Monday 23 October 2017

Irish citizen on lockdown in South Sudan as violent gun battles rage

Journalists are seen on the podium following sounds of gun shots before a news conference by South Sudan President Salva Kiir, First Vice President Riek Machar and other government officials in Juba (inset: Feargal O'Connell)
Journalists are seen on the podium following sounds of gun shots before a news conference by South Sudan President Salva Kiir, First Vice President Riek Machar and other government officials in Juba (inset: Feargal O'Connell)
Feargal O’Connell

Catherine Devine & Louise Kelly

An Irish citizen is on lockdown in the capital of South Sudan as violent gun battles erupted on Friday.

Concern Country Director Feargal O'Connell from Dublin is currently seeking refuge from the violence with six other Concern staff at their headquarters in Juba.

“There’s very intense fighting happening at the moment. The windows here at the Concern offices were all shaking a minute ago as an explosion went off nearby,” Feargal told Independent.ie.

“There’s small arm fire and large artillery explosions at the moment here in Juba.

“Our immediate concern is that all our staff is safe. We’re checking in with each other as often as possible and we’re trying to provide as much information as possible to keep everyone safe,” he said.

Two other Irish citizens working with Concern are in "field" locations outside the capital of the world's newest country, now five years in existence and troubled with civil war since 2013.

The clashes follow days of fighting between supporters of President Salva Kiir and Vice-President Riek Machar.

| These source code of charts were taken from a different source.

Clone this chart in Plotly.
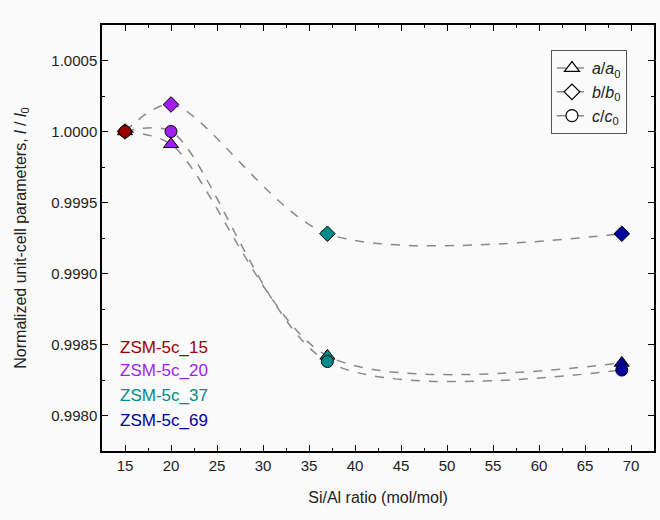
import plotly.graph_objects as go

si_al = [15, 20, 37, 69]
a_ratio = [1.00000, 0.99991, 0.99842, 0.99837]
b_ratio = [1.00000, 1.00019, 0.99928, 0.99928]
c_ratio = [1.00000, 1.00000, 0.99838, 0.99832]
sample_labels = ["ZSM-5c_15", "ZSM-5c_20", "ZSM-5c_37", "ZSM-5c_69"]
sample_colors = ["#9B0000", "#A01EF0", "#008B8B", "#0000A0"]

series = [
    ("<i>a</i>/<i>a</i><sub>0</sub>", a_ratio, "triangle-up", 13),
    ("<i>b</i>/<i>b</i><sub>0</sub>", b_ratio, "diamond", 12),
    ("<i>c</i>/<i>c</i><sub>0</sub>", c_ratio, "circle", 12),
]

FONT = "Liberation Sans, Arial, sans-serif"
LINE_COL = "#8a8a8a"

fig = go.Figure()
# smooth dashed lines
for name, vals, sym, sz in series:
    fig.add_trace(go.Scatter(
        x=si_al, y=vals, mode="lines",
        line=dict(color=LINE_COL, width=1.5, dash="dash", shape="spline", smoothing=0.85),
        showlegend=False, hoverinfo="skip"))
# colored markers
for name, vals, sym, sz in series:
    fig.add_trace(go.Scatter(
        x=si_al, y=vals, mode="markers",
        marker=dict(symbol=sym, size=sz, color=sample_colors,
                    line=dict(color="black", width=1)),
        showlegend=False))
# legend entries
for name, vals, sym, sz in series:
    fig.add_trace(go.Scatter(
        x=[None], y=[None], mode="lines+markers", name=name,
        line=dict(color=LINE_COL, width=1.5, dash="dash"),
        marker=dict(symbol=sym, size=sz, color="white",
                    line=dict(color="black", width=1.2))))

label_y = [0.2436, 0.1896, 0.1308, 0.0721]
for txt, col, yy in zip(sample_labels, sample_colors, label_y):
    fig.add_annotation(x=0.029, y=yy, xref="paper", yref="paper",
                       text=txt, showarrow=False, xanchor="left", yanchor="middle",
                       font=dict(family=FONT, size=17, color=col))

axis_common = dict(showline=True, linecolor="black", linewidth=1.5, mirror="allticks",
                   ticks="inside", ticklen=6, tickwidth=1.2, tickcolor="black",
                   showgrid=False, zeroline=False,
                   tickfont=dict(family=FONT, size=15, color="#222"))

fig.update_xaxes(range=[12.5, 72.5], dtick=5, tick0=0,
                 minor=dict(ticks="inside", dtick=2.5, ticklen=3, tickcolor="black", tickwidth=1),
                 title=dict(text="Si/Al ratio (mol/mol)", font=dict(family=FONT, size=16, color="#222"), standoff=19),
                 **axis_common)
fig.update_yaxes(range=[0.99775, 1.00075], dtick=0.0005, tick0=1.0, tickformat=".4f",
                 minor=dict(ticks="inside", dtick=0.00025, ticklen=3, tickcolor="black", tickwidth=1),
                 title=dict(text="Normalized unit-cell parameters, <i>l</i> / <i>l</i><sub>0</sub>",
                            font=dict(family=FONT, size=16, color="#222"), standoff=21),
                 **axis_common)

fig.update_layout(
    width=660, height=520,
    margin=dict(l=102, r=4, t=25, b=69),
    paper_bgcolor="#fafafa", plot_bgcolor="#fafafa",
    font=dict(family=FONT, size=15, color="#222"),
    legend=dict(x=0.951, y=0.941, xanchor="right", yanchor="top",
                bordercolor="#555", borderwidth=1, bgcolor="#fafafa",
                font=dict(family=FONT, size=16, color="#222"),
                itemwidth=30, tracegroupgap=0),
)

fig.write_html("out.html")
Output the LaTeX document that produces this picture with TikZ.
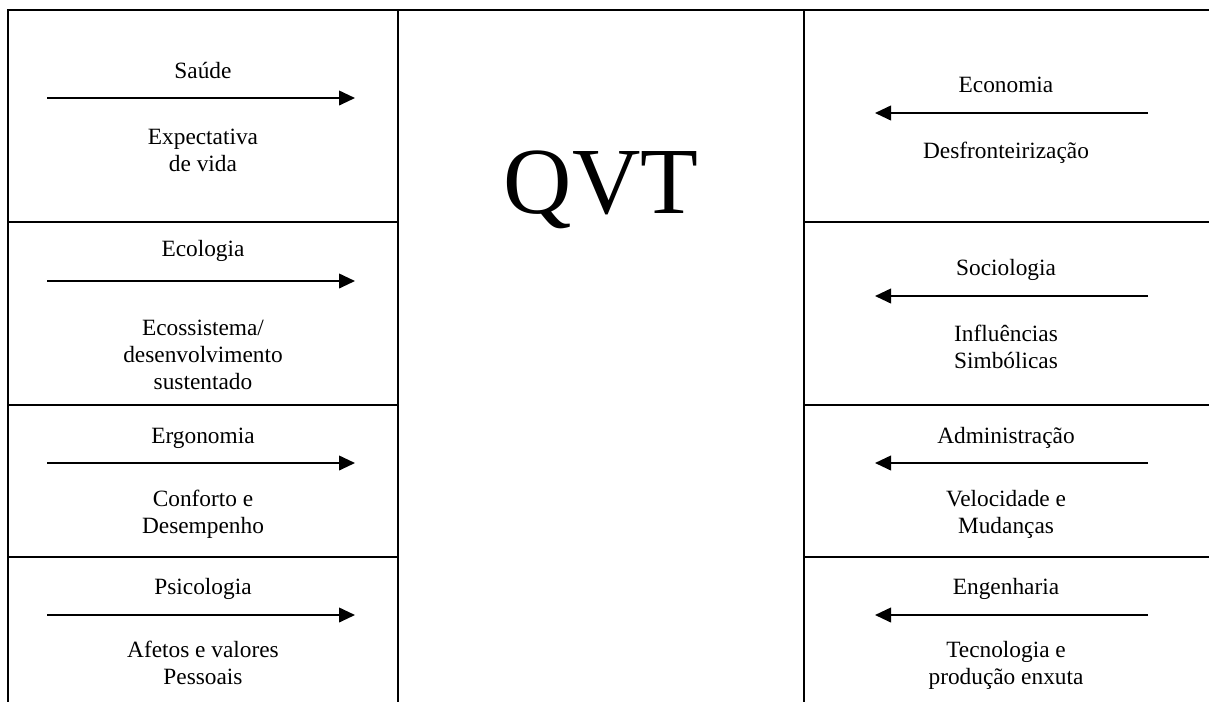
\documentclass[tikz,border=0pt]{standalone}
\usepackage{fontspec}
\setmainfont{Liberation Serif}
\usetikzlibrary{arrows.meta}
\begin{document}
\begin{tikzpicture}[x=0.75pt,y=-0.75pt,
  frame/.style={line width=2pt, line cap=rect},
  arr/.style={line width=1.4pt, -{Triangle[length=12pt,width=11pt]}},
  lbl/.style={font=\fontsize{17.5}{20.25}\selectfont, align=center, inner sep=0pt, anchor=base},
  big/.style={font=\fontsize{71}{80}\selectfont, inner sep=0pt, anchor=base}]
\useasboundingbox (0,0) rectangle (1209,701);
% table frame
\draw[frame] (8,701) -- (8,10) -- (1209,10);
\draw[frame] (398,10) -- (398,701);
\draw[frame] (804,10) -- (804,701);
\foreach \y in {222,405,557} {
  \draw[frame] (8,\y) -- (398,\y);
  \draw[frame] (804,\y) -- (1209,\y);
}
% centre
\node[big] (qvt) at (601,213) {QVT};
% left column (multi-line nodes are placed by the baseline of their last line)
\node[lbl] (saude) at (203,78) {Saúde};
\node[lbl] (saudeT) at (203,171) {Expectativa\\de vida};
\node[lbl] (eco) at (203,256) {Ecologia};
\node[lbl] (ecoT) at (203,389) {Ecossistema/\\desenvolvimento\\sustentado};
\node[lbl] (erg) at (203,443) {Ergonomia};
\node[lbl] (ergT) at (203,533) {Conforto e\\Desempenho};
\node[lbl] (psi) at (203,594) {Psicologia};
\node[lbl] (psiT) at (203,684) {Afetos e valores\\Pessoais};
\foreach \n/\y in {a/98,b/281,c/463,d/615} {
  \coordinate (L\n s) at (47,\y);
  \coordinate (L\n e) at (355,\y);
  \draw[arr] (L\n s) -- (L\n e);
}
% right column
\node[lbl] (econ) at (1006,92) {Economia};
\node[lbl] (econT) at (1006,158) {Desfronteirização};
\node[lbl] (soc) at (1006,275) {Sociologia};
\node[lbl] (socT) at (1006,368) {Influências\\Simbólicas};
\node[lbl] (adm) at (1006,443) {Administração};
\node[lbl] (admT) at (1006,533) {Velocidade e\\Mudanças};
\node[lbl] (eng) at (1006,594) {Engenharia};
\node[lbl] (engT) at (1006,684) {Tecnologia e\\produção enxuta};
\foreach \n/\y in {a/113,b/296,c/463,d/615} {
  \coordinate (R\n s) at (1148,\y);
  \coordinate (R\n e) at (875,\y);
  \draw[arr] (R\n s) -- (R\n e);
}
\end{tikzpicture}
\end{document}
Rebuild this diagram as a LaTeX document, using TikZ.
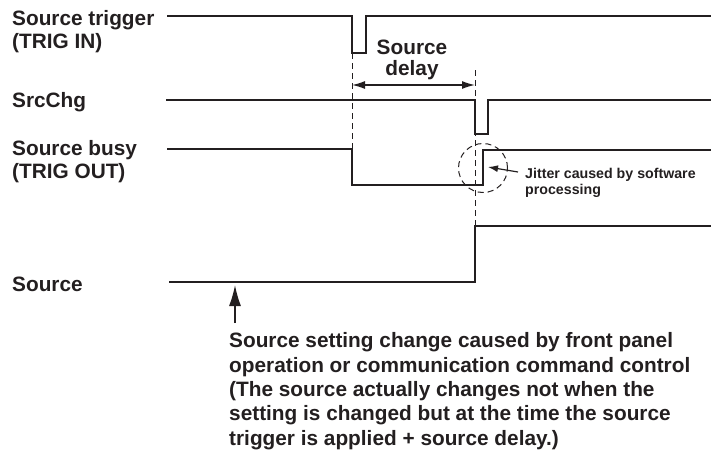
\documentclass[tikz,border=0pt]{standalone}
\usepackage{fontspec}
\setmainfont{Liberation Sans}
\usetikzlibrary{arrows.meta,positioning}
\definecolor{ink}{HTML}{231F20}

\begin{document}
\begin{tikzpicture}[x=1pt,y=-1pt,
 sig/.style={draw=ink,line width=2.2pt},
 guide/.style={draw=ink,line width=1pt,dash pattern=on 6pt off 4pt},
 lbl/.style={font=\fontsize{20.8}{23}\selectfont\bfseries,text=ink,align=left,inner sep=0pt,anchor=base west},
 note/.style={font=\fontsize{14.2}{16}\selectfont\bfseries,text=ink,align=left,inner sep=0pt,anchor=base west},
 arr/.style={draw=ink,line width=1.4pt,-{Latex[length=21pt,width=12pt]}},
 dim/.style={draw=ink,line width=1.4pt,{Latex[length=13pt,width=8pt]}-{Latex[length=13pt,width=8pt]}}
]
\useasboundingbox (0,0) rectangle (717,453);

% signal names (base = last line)
\node[lbl] (trig) at (12,48) {Source trigger\\(TRIG IN)};
\node[lbl] (chg) at (12,107) {SrcChg};
\node[lbl] (busy) at (12,178) {Source busy\\(TRIG OUT)};
\node[lbl] (src) at (12,291) {Source};

% waveforms
\draw[sig] (167,16) -- (352,16) -- (352,53) -- (366,53) -- (366,16) -- (711,16);
\draw[sig] (166,100) -- (475,100) -- (475,134) -- (488,134) -- (488,100) -- (711,100);
\draw[sig] (167,149) -- (352,149) -- (352,185) -- (483,185) -- (483,150) -- (711,150);
\draw[sig] (169,282) -- (475,282) -- (475,226) -- (711,226);

% timing guides
\coordinate (g1top) at (352,53);
\coordinate (g1bot) at (352,149);
\coordinate (g2top) at (475,70);
\coordinate (g2bot) at (475,226);
\draw[guide] (g1top) -- (g1bot);
\draw[guide] (g2top) -- (g2bot);

% source delay
\coordinate (dl) at (352,85);
\coordinate (dr) at (475,85);
\draw[dim] (dl) -- (dr);
\node[lbl,font=\fontsize{20.8}{20.5}\selectfont\bfseries,align=center,anchor=base] (delay) at (412,75) {Source\\delay};

% jitter
\node[circle,guide,minimum size=49pt,inner sep=0pt] (jit) at (483,168) {};
\node[note] (jtxt) at (525,194) {Jitter caused by software\\processing};
\coordinate (jtail) at (518,172);
\draw[draw=ink,line width=1.2pt,-{Latex[length=10pt,width=7pt]}] (jtail) -- (488,167);

% setting change note
\node[lbl,font=\fontsize{20.8}{24.3}\selectfont\bfseries] (chgnote) at (229,445) {Source setting change caused by front panel\\operation or communication command control\\(The source actually changes not when the\\setting is changed but at the time the source\\trigger is applied + source delay.)};
\coordinate (settail) at (235,323);
\coordinate (sethead) at (235,285);
\draw[arr] (settail) -- (sethead);
\end{tikzpicture}
\end{document}
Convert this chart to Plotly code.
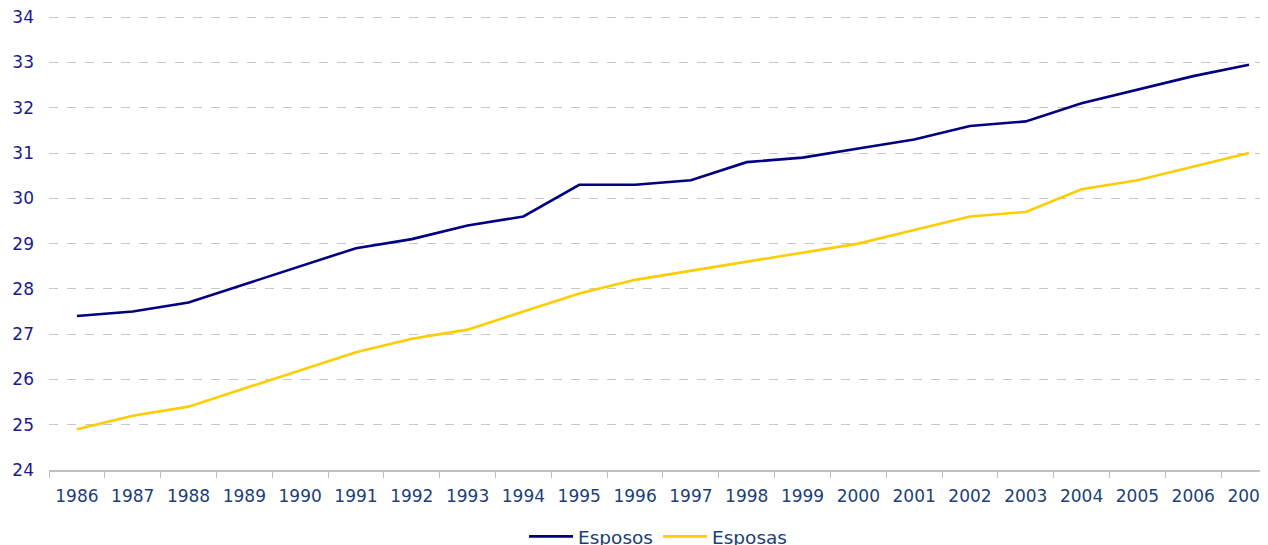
import plotly.graph_objects as go

years = [str(y) for y in range(1986, 2008)]
esposos = [27.4, 27.5, 27.7, 28.1, 28.5, 28.9, 29.1, 29.4, 29.6, 30.3, 30.3,
           30.4, 30.8, 30.9, 31.1, 31.3, 31.6, 31.7, 32.1, 32.4, 32.7, 32.95]
esposas = [24.9, 25.2, 25.4, 25.8, 26.2, 26.6, 26.9, 27.1, 27.5, 27.9, 28.2,
           28.4, 28.6, 28.8, 29.0, 29.3, 29.6, 29.7, 30.2, 30.4, 30.7, 31.0]
y_ticks = list(range(24, 35))

fig = go.Figure()
fig.add_trace(go.Scatter(x=years, y=esposos, mode="lines", name="Esposos",
                         line=dict(color="#000080", width=2.6)))
fig.add_trace(go.Scatter(x=years, y=esposas, mode="lines", name="Esposas",
                         line=dict(color="#FFCC00", width=2.6)))

fig.update_layout(
    width=1260, height=537,
    margin=dict(l=41, r=0, t=7, b=75, autoexpand=False),
    plot_bgcolor="white", paper_bgcolor="white",
    font=dict(family="DejaVu Sans", size=17, color="#1c3f78"),
    showlegend=True,
    legend=dict(orientation="h", x=0.5, xanchor="center", y=-0.147, yanchor="middle",
                font=dict(size=18.5, color="#1c3f78"), itemwidth=44, traceorder="normal"),
    xaxis=dict(type="category", range=[-0.5, 21.34], showgrid=False, automargin=False,
               showline=True, linecolor="#c0c0c0", linewidth=2,
               ticks="outside", tickson="boundaries", ticklen=6, tickcolor="#c0c0c0",
               ticklabelstandoff=10,
               tickfont=dict(size=17, color="#1c3f78"), fixedrange=True),
    yaxis=dict(range=[24, 34.05], tickvals=y_ticks, showgrid=True, automargin=False,
               gridcolor="#c8c8c8", griddash="dash", gridwidth=1,
               zeroline=False, showline=False, ticks="", ticklabeloverflow="allow",
               tickfont=dict(size=17, color="#1b1b8a"), ticklabelstandoff=14),
)

fig.write_html("out.html")
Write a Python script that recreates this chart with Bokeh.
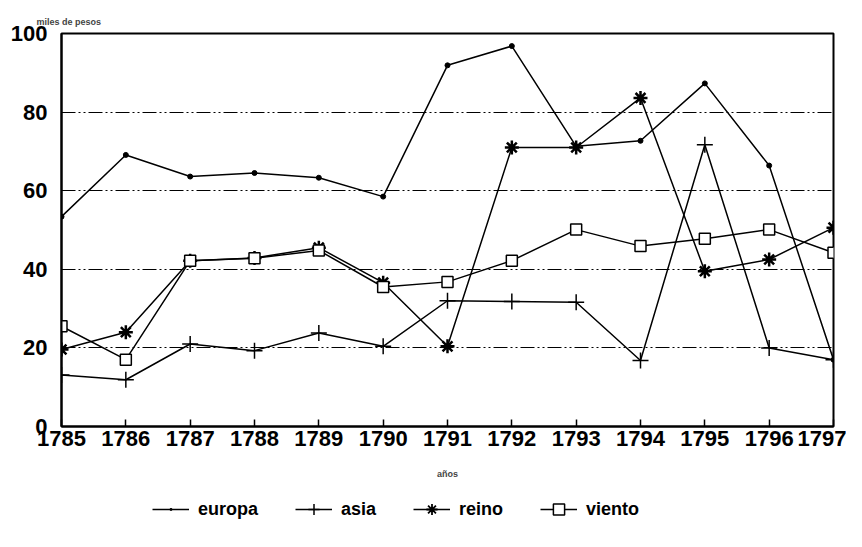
from bokeh.plotting import figure
from bokeh.models import Legend, LegendItem, FixedTicker, Range1d
from bokeh.layouts import column
from bokeh.embed import file_html
from bokeh.resources import INLINE

years = [1785, 1786, 1787, 1788, 1789, 1790, 1791, 1792, 1793, 1794, 1795, 1796, 1797]
europa = [53.4, 69.1, 63.6, 64.5, 63.3, 58.5, 91.9, 96.8, 71.3, 72.7, 87.3, 66.4, 17.0]
asia = [13.1, 11.9, 21.0, 19.3, 23.8, 20.4, 32.0, 31.8, 31.6, 16.8, 71.7, 20.0, 17.0]
reino = [19.6, 24.0, 42.2, 42.9, 45.5, 36.6, 20.4, 71.0, 71.0, 83.6, 39.5, 42.5, 50.6]
viento = [25.5, 17.0, 42.2, 42.8, 44.8, 35.5, 36.8, 42.2, 50.1, 45.9, 47.8, 50.1, 44.2]
series_names = ["europa", "asia", "reino", "viento"]
y_ticks = [0, 20, 40, 60, 80, 100]

FONT = "Liberation Sans"

p = figure(width=846, height=486, output_backend="svg", toolbar_location=None,
           x_range=Range1d(1785, 1797), y_range=Range1d(0, 100),
           min_border_left=61, min_border_right=13, min_border_top=33,
           min_border_bottom=60)

p.title.text = "miles de pesos"
p.title.text_font = FONT
p.title.text_font_size = "9px"
p.title.text_font_style = "bold"
p.title.align = "left"
p.title.offset = -25
p.title.standoff = 14

p.outline_line_color = "black"
p.outline_line_width = 2
p.background_fill_color = "white"
p.border_fill_color = "white"

p.xgrid.grid_line_color = None
p.ygrid.grid_line_color = "black"
p.ygrid.grid_line_width = 1
p.ygrid.grid_line_dash = "14 3 2 3 2 3"
p.ygrid.ticker = FixedTicker(ticks=[20, 40, 60, 80])

p.xaxis.ticker = FixedTicker(ticks=years)
p.yaxis.ticker = FixedTicker(ticks=y_ticks)
for ax in (p.xaxis[0], p.yaxis[0]):
    ax.major_label_text_font = FONT
    ax.major_label_text_font_size = "22px"
    ax.major_label_text_font_style = "bold"
    ax.major_label_text_color = "black"
    ax.axis_line_color = "black"
    ax.axis_line_width = 2
    ax.minor_tick_line_color = None
p.xaxis.major_tick_in = 7
p.xaxis.major_tick_out = 0
p.xaxis.major_tick_line_width = 1.5
p.xaxis.major_label_standoff = 4
p.yaxis.major_tick_line_color = None
p.yaxis.major_label_standoff = 8
p.xaxis.axis_label = "años"
p.xaxis.axis_label_text_font = FONT
p.xaxis.axis_label_text_font_size = "9px"
p.xaxis.axis_label_text_font_style = "bold"
p.xaxis.axis_label_standoff = 20

styles = [
    dict(marker="circle", size=5, fill_color="black", line_color="black", line_width=1),
    dict(marker="cross", size=16, fill_color=None, line_color="black", line_width=1.5),
    dict(marker="asterisk", size=14, fill_color=None, line_color="black", line_width=2.5),
    dict(marker="square", size=11, fill_color="white", line_color="black", line_width=1.5),
]
legend_styles = [
    dict(marker="dot", size=14, fill_color="black", line_color="black", line_width=2),
    dict(marker="cross", size=16, fill_color=None, line_color="black", line_width=1.5),
    dict(marker="asterisk", size=16, fill_color=None, line_color="black", line_width=1.8),
    dict(marker="square", size=11, fill_color="white", line_color="black", line_width=1.5),
]
data = [europa, asia, reino, viento]
for vals, st in zip(data, styles):
    p.line(years, vals, line_color="black", line_width=1.5)
    p.scatter(years, vals, **st)

# legend strip below the chart (its renderers reuse the data, outside the strip's view)
lf = figure(width=846, height=45, output_backend="svg", toolbar_location=None,
            x_range=Range1d(0, 1), y_range=Range1d(0, 1),
            x_axis_type=None, y_axis_type=None,
            min_border=0, min_border_left=0, min_border_right=0,
            min_border_top=0, min_border_bottom=0)
lf.outline_line_color = None
lf.xgrid.grid_line_color = None
lf.ygrid.grid_line_color = None
items = []
for name, vals, st in zip(series_names, data, legend_styles):
    lr = lf.line(years, vals, line_color="black", line_width=1.5)
    sr = lf.scatter(years, vals, **st)
    items.append(LegendItem(label=name, renderers=[lr, sr]))
legend = Legend(items=items, orientation="horizontal", location=(91, 8),
                label_text_font=FONT, label_text_font_size="18px", label_text_font_style="bold",
                label_text_color="black",
                glyph_width=37, glyph_height=28, spacing=37, label_standoff=9,
                border_line_color=None, background_fill_alpha=0, margin=0, padding=2)
lf.add_layout(legend, "center")

open("out.html", "w").write(file_html(column(p, lf, spacing=0), INLINE))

Both men have said they did not know what had triggered the latest violence between their factions.

United Nations Secretary-General Ban Ki-moon said that the leaders must take "decisive action" to regain control of security and urged them to order their forces to disengage and withdraw to their bases.

"I am deeply frustrated that despite commitments by South Sudan's leaders, fighting has resume," Ban said in a statement. "This senseless violence is unacceptable and has the potential of reversing the progress made so far in the peace process."

The death toll from fighting in Juba has climbed to 272 people, including 33 civilians, a source at the country's ministry of health told Reuters on Sunday.

The violence has raised fears of renewed instability with a 2015 peace deal failing to stop the unrest.

The country was plagued with a civil war in 2013 which killed tens of thousands and displaced two million people.

Feargal told Independent.ie that he “wouldn’t be surprised if hundreds had been killed in the recent violence”.

Concern Worldwide has 260 staff in South Sudan at present.

Four Concern staff have already been relocated to Nairobi and many others are seeking refuge in their offices and homes.